Despite this, Cincinnati Bengals’ head coach Marvin Lewis, the Broncos’ opponent on Sunday, is treating them more like the league’s best defense, not one of the worst. When asked on Wednesday by the Denver media if he’s getting gray hair preparing for Denver’s defense, Lewis jokingly said “I don’t have much hair left,” quickly followed by a serious “But let’s tell you we were here late last night and Monday night.”

With names such as Von Miller, Aqib Talib and Chris Harris Jr., it’s understandable why coaches would sweat this matchup, even though they’ve struggled the past two weeks. But Lewis doesn’t see a defense that has lost it. In fact, when asked what the differences have been in the Broncos’ defense from the first seven weeks to the previous two, he said, “I don’t know that there has been a whole lot different.”

“Even in the game on Sunday, New England made a couple plays, but they had a hard way most of the game. Philly made a couple of plays, and that’s the difference is right now teams are getting some different type plays on them,” he expounded. “But the consistent down-to-down, they are very ferocious—third down things and the things they are doing are excellent.”

In the last two games, the Eagles and Patriots have scorched Denver’s defense, not necessarily play after play, but in big plays as Lewis pointed to. In both games combined, the Broncos allowed 11 plays of over 20 yards, an average of 5.5 per game.

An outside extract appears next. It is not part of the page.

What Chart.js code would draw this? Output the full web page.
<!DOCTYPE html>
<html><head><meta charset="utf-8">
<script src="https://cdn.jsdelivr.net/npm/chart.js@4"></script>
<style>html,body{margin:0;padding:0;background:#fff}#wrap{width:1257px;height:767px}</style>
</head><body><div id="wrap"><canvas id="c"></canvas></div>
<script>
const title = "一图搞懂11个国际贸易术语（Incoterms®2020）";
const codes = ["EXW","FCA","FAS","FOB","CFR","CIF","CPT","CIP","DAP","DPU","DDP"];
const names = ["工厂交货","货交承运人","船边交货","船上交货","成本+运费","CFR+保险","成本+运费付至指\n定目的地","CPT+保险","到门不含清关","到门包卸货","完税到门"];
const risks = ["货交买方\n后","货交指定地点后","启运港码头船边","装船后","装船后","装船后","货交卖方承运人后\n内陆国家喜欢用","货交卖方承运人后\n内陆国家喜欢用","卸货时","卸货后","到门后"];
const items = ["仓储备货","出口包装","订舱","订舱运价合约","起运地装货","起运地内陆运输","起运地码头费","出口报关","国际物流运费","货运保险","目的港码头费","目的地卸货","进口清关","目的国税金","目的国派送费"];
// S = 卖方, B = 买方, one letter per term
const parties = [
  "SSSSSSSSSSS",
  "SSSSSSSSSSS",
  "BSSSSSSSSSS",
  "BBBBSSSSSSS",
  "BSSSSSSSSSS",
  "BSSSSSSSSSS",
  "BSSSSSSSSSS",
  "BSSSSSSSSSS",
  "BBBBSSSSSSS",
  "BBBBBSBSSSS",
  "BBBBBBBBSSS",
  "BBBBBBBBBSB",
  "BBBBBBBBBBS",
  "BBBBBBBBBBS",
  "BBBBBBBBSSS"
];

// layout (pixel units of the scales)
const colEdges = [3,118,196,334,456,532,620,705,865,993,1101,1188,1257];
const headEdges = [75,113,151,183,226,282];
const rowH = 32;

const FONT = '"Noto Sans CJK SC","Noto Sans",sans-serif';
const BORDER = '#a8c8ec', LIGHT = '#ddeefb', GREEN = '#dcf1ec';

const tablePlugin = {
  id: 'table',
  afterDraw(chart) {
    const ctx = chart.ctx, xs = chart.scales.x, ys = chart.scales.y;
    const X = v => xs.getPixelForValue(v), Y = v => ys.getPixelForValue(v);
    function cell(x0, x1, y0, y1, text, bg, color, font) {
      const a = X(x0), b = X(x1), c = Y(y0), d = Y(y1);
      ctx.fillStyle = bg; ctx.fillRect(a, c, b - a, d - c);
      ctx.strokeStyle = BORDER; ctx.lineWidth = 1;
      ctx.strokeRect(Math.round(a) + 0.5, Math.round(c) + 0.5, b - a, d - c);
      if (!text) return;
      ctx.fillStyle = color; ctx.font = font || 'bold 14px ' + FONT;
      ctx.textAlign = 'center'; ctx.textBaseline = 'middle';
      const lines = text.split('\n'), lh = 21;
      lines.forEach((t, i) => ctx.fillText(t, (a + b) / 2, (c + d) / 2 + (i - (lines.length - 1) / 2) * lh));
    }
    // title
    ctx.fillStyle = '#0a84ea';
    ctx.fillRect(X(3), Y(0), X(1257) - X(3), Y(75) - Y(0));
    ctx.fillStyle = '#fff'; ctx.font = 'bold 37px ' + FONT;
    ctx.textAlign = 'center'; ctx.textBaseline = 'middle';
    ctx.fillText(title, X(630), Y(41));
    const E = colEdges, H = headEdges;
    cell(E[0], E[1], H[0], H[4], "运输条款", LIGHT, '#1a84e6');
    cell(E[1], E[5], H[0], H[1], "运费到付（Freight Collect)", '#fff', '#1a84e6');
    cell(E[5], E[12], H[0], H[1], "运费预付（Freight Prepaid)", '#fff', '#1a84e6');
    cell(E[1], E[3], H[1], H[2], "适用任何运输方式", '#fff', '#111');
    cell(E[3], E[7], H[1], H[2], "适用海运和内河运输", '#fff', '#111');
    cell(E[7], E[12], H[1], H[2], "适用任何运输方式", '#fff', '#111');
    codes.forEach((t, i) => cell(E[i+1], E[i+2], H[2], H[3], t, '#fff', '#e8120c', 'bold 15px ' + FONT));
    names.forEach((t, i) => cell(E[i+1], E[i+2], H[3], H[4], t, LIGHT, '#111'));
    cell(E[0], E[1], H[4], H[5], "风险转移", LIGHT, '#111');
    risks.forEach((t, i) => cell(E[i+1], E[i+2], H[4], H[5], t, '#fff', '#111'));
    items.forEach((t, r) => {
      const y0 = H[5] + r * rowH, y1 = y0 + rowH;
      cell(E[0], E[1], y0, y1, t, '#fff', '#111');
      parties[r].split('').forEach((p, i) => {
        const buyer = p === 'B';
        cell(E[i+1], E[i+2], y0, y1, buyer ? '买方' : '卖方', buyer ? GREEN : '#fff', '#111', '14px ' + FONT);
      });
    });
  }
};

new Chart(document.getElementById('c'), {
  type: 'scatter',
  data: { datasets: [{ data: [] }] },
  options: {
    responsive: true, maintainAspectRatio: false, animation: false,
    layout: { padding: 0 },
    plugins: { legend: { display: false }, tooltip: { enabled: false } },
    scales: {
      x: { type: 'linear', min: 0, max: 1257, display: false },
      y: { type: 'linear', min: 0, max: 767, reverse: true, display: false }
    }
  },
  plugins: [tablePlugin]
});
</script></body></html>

Keep in mind the Eagles and Patriots both put in their backups, including quarterbacks, to end the game, limiting even more big-play opportunities.

In the team’s seven games before, they only gave up a total of 20 plays that went for 20 or more yards, an average of 2.9 per game—nearly half as many as the previous two weeks.

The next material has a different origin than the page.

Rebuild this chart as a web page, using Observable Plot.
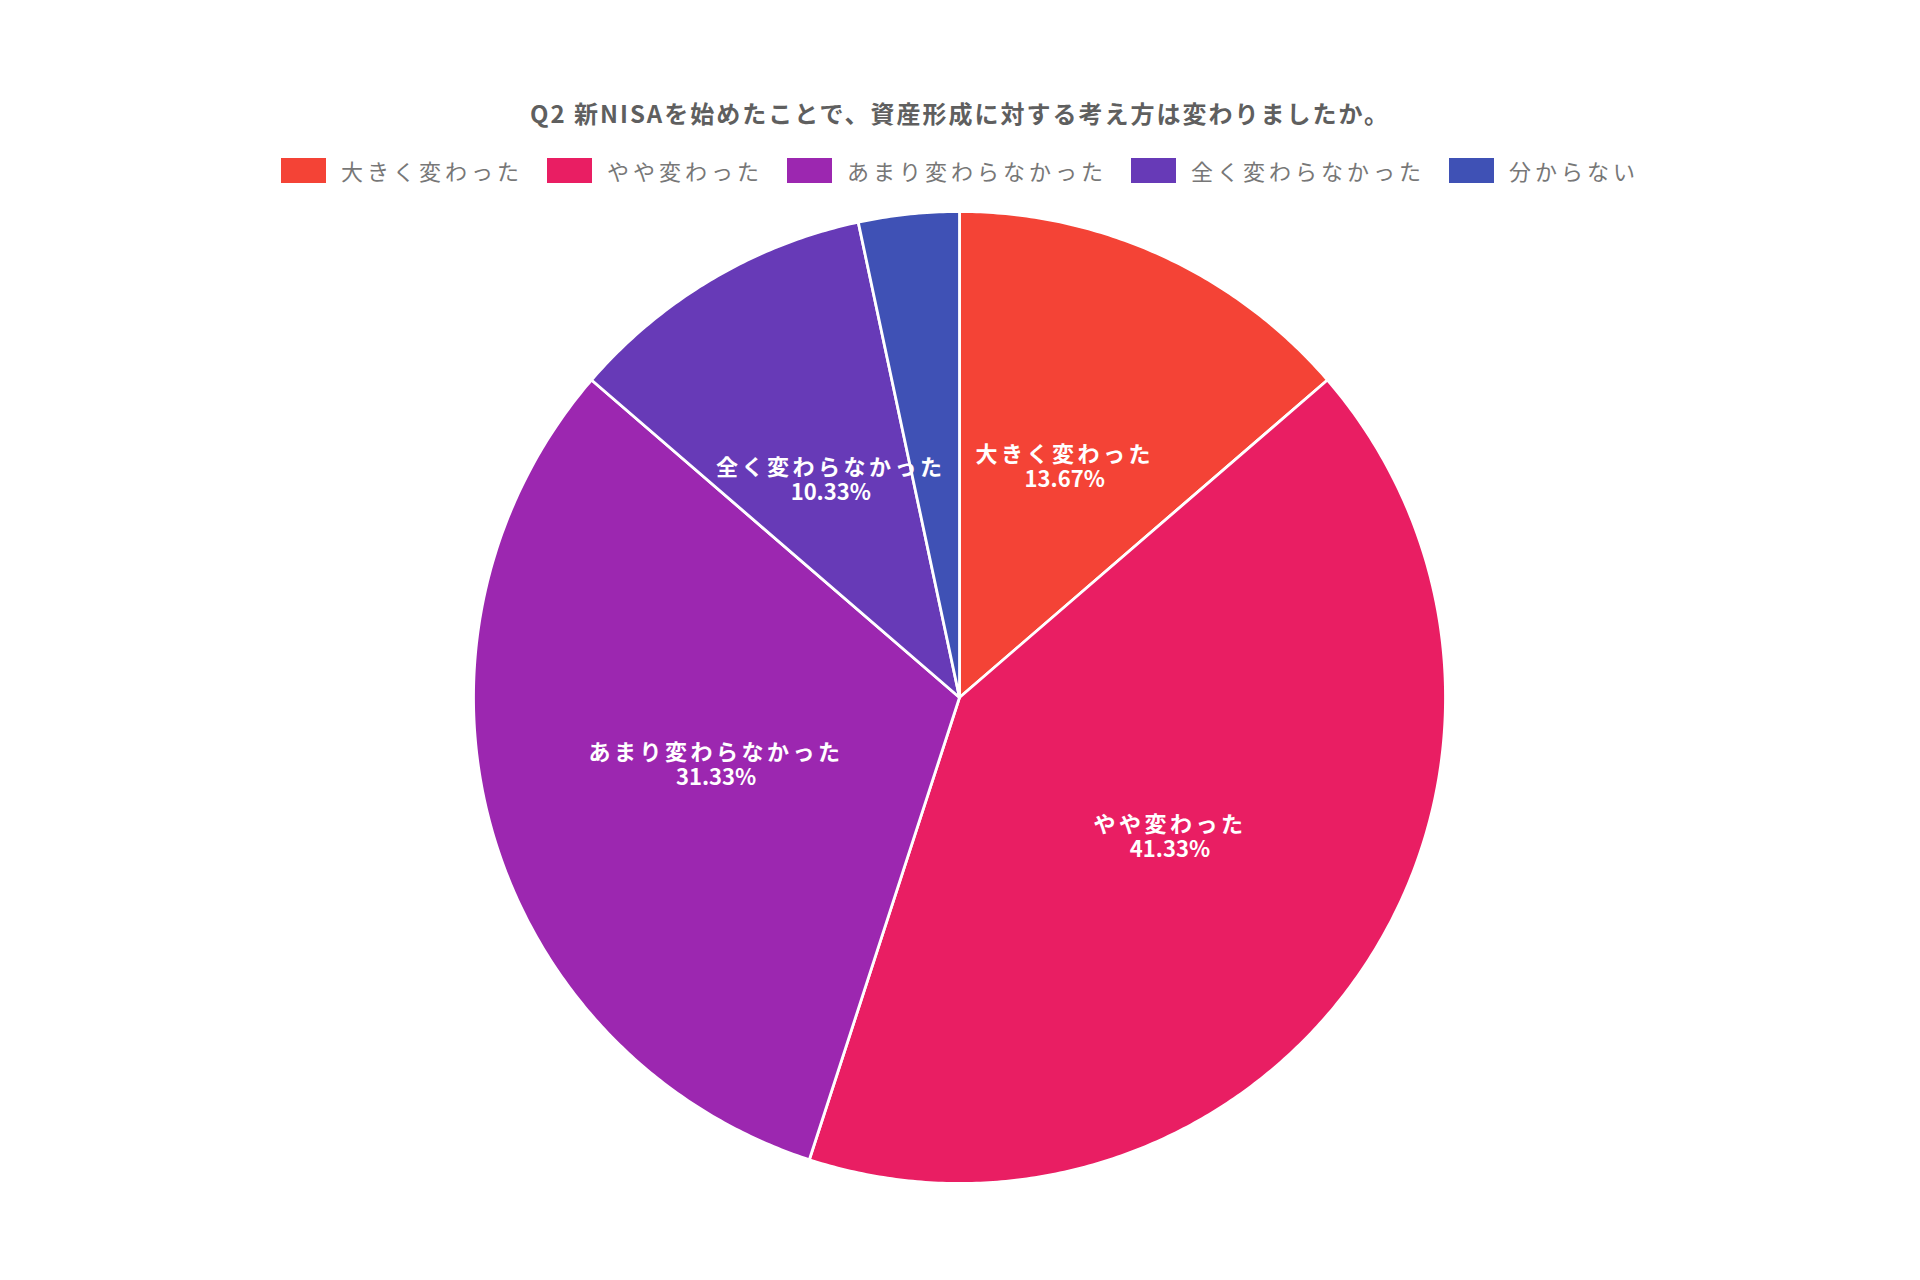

Through the first seven games, the Broncos were on pace to finish the season giving up the third-fewest 20-plus yard plays. However, the pace they were on the last two games would have put them at second-to-last in the league, only behind the Indianapolis Colts.

Outside of the 11 big plays in both games combined, Denver’s defense was actually impressive, as hard as it may be to believe. In the team’s other 122 plays in both games, they gave up an average of only 4.05 yards per game. To put that in perspective, the Jacksonville Jaguars lead the league in yards allowed per game at 4.6.

Instead of a bend, not break approach, the Broncos’ defense has been doing the opposite: break for a few plays, but not even bend in the rest.

The past two weeks, this approach hasn’t paid off. However, if they’re able to limit the big plays they allow, they’ll be right back to the dangerous defense that has caused Marvin Lewis to lose sleep over.